- What the task requires:
Locate the string "that" throughout the material and copy every line in which it occurs.

____ Supplied material

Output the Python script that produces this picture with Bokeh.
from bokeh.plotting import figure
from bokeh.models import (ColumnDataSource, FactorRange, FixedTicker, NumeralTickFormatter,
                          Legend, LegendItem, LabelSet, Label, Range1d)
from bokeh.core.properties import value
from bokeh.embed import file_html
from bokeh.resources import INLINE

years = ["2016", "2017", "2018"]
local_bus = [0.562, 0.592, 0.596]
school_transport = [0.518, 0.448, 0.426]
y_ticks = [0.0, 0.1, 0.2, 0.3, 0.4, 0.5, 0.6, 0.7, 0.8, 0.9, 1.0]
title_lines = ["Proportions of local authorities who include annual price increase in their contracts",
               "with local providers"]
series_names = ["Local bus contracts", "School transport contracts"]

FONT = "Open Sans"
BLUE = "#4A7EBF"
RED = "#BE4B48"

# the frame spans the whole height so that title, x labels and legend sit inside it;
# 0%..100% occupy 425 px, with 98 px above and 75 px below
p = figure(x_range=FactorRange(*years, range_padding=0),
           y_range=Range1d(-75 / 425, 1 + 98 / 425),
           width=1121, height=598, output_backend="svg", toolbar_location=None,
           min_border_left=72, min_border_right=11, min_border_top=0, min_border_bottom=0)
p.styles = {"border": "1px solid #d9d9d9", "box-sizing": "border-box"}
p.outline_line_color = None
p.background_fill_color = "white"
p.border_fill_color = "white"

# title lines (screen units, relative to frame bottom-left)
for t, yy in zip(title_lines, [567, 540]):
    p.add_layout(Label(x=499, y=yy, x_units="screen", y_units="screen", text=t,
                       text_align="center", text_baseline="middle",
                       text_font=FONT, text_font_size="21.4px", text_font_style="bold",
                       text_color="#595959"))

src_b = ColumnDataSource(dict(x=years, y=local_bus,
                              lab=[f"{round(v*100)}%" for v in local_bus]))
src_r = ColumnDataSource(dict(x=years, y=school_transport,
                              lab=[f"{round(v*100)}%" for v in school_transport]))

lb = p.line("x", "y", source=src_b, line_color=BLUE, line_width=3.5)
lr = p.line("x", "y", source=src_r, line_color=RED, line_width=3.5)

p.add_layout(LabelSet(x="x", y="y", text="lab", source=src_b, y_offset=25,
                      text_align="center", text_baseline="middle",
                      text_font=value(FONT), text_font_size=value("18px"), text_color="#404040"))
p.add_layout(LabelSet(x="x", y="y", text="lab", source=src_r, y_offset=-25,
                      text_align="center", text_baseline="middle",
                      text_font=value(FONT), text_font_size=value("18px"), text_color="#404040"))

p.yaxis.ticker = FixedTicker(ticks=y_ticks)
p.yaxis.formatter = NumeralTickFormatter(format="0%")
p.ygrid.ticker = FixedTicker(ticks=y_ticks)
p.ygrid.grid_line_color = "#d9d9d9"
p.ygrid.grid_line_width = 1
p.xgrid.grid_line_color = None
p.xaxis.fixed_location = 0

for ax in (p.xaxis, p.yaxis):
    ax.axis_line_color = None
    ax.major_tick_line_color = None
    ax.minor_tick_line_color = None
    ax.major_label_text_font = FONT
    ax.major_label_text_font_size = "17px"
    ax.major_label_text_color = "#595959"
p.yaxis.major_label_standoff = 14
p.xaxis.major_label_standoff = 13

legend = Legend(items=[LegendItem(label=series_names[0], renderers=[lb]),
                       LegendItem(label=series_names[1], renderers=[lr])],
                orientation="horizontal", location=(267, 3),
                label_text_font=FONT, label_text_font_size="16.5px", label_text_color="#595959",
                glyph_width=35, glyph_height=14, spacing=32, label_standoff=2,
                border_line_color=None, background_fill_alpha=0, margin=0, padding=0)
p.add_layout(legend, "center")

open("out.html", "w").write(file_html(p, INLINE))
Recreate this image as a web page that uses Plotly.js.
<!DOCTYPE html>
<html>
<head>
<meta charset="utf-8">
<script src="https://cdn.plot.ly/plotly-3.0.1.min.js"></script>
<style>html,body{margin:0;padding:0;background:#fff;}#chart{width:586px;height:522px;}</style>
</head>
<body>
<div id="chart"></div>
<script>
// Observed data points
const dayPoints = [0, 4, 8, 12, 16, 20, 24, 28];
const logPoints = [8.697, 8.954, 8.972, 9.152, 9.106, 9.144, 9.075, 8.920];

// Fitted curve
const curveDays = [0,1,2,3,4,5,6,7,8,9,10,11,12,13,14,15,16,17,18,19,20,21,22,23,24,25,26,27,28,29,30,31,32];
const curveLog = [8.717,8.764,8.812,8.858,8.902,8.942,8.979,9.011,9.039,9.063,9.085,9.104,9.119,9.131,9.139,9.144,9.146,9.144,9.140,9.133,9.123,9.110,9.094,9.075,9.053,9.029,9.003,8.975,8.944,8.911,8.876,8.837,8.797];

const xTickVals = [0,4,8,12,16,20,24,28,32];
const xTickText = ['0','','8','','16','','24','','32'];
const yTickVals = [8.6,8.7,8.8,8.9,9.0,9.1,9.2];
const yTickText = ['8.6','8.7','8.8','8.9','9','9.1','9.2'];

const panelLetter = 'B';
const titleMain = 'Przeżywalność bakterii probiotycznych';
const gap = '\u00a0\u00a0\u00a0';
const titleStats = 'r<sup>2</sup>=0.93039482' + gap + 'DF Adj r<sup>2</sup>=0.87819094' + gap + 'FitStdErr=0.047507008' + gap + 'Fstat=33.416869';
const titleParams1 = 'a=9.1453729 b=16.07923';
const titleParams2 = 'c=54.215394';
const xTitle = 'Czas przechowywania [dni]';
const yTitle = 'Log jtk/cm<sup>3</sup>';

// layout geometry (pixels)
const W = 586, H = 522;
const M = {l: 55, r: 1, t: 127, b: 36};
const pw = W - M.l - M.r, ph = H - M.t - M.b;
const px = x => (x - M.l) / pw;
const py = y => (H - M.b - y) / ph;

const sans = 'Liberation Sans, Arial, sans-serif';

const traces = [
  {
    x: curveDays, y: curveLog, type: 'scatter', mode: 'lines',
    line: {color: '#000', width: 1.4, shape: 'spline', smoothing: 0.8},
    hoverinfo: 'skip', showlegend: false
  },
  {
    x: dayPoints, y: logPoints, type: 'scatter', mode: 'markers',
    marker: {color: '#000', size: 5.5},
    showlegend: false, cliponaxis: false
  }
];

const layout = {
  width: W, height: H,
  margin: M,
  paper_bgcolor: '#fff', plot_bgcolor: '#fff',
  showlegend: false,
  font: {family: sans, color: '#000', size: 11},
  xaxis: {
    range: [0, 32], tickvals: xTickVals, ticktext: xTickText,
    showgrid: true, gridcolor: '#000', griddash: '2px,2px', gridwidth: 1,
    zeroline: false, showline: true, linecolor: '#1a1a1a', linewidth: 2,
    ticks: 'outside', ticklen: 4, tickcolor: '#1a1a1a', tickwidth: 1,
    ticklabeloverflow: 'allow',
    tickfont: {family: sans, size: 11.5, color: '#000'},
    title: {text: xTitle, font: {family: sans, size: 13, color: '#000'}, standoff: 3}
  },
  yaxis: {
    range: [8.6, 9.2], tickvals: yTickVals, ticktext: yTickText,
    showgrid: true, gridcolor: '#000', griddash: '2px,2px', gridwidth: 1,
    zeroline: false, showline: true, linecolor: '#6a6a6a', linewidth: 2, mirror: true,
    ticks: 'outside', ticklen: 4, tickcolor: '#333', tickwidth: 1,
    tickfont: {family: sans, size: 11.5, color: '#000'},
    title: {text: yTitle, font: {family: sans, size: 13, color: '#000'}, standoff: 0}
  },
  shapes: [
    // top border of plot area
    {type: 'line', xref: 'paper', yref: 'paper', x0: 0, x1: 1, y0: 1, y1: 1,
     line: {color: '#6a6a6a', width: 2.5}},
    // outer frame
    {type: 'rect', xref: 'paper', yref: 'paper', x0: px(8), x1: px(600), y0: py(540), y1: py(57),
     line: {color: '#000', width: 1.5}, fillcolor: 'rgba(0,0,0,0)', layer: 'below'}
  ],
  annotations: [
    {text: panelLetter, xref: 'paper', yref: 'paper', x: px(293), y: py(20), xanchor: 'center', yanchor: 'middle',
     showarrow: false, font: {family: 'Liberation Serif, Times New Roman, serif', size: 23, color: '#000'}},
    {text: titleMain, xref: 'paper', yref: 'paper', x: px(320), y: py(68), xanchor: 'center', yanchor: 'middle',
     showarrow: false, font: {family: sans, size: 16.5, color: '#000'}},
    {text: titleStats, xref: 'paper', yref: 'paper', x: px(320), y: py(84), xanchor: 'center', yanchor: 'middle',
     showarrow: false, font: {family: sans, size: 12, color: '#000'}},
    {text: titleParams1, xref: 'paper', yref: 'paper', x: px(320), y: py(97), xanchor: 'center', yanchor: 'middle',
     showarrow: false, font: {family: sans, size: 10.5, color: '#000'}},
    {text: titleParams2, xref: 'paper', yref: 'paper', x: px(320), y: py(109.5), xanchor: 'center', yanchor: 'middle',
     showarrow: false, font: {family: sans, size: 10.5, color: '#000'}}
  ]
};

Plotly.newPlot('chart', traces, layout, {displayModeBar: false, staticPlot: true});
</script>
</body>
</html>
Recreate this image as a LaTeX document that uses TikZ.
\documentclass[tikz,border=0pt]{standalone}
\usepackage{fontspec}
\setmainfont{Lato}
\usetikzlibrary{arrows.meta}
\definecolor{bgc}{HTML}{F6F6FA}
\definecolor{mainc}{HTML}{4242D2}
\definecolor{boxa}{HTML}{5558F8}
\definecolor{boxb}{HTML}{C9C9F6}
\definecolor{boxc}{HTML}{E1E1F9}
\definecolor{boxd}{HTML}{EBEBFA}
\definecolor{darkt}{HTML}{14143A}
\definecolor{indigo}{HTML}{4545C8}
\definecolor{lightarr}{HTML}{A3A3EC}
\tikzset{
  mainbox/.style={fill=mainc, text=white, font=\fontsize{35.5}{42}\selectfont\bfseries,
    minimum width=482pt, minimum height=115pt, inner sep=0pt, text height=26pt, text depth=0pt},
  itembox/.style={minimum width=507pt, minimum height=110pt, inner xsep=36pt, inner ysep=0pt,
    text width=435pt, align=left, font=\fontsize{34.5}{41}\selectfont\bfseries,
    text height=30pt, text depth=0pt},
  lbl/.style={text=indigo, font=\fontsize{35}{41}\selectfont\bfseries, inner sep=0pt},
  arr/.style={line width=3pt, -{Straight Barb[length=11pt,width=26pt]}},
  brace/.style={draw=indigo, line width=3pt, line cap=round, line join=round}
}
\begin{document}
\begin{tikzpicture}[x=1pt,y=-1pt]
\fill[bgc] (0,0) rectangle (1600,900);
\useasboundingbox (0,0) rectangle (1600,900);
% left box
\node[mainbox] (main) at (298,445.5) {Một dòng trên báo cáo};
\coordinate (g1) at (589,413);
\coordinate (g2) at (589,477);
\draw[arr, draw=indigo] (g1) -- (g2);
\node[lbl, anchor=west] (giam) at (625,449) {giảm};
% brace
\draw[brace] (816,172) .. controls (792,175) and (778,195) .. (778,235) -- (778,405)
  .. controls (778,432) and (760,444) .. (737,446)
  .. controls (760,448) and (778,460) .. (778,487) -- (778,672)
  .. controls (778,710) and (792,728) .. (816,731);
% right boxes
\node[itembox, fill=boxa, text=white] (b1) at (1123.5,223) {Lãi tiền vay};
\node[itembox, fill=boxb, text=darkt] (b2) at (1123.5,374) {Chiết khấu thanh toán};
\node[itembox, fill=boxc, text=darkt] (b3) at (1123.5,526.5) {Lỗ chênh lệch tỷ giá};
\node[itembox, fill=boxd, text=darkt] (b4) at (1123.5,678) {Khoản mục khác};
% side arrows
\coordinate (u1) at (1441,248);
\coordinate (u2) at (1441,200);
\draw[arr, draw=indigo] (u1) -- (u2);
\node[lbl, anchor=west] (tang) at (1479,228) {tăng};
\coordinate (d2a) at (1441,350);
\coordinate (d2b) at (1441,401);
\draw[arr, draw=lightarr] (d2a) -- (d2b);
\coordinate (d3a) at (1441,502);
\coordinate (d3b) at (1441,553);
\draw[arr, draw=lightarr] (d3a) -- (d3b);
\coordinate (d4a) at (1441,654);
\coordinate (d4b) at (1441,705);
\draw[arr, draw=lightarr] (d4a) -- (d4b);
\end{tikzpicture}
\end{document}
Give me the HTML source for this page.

________

- Answer to this task:
Output the Python script that produces this picture with Bokeh.
# the frame spans the whole height so that title, x labels and legend sit inside it;
Recreate this image as a web page that uses Plotly.js.
Recreate this image as a LaTeX document that uses TikZ.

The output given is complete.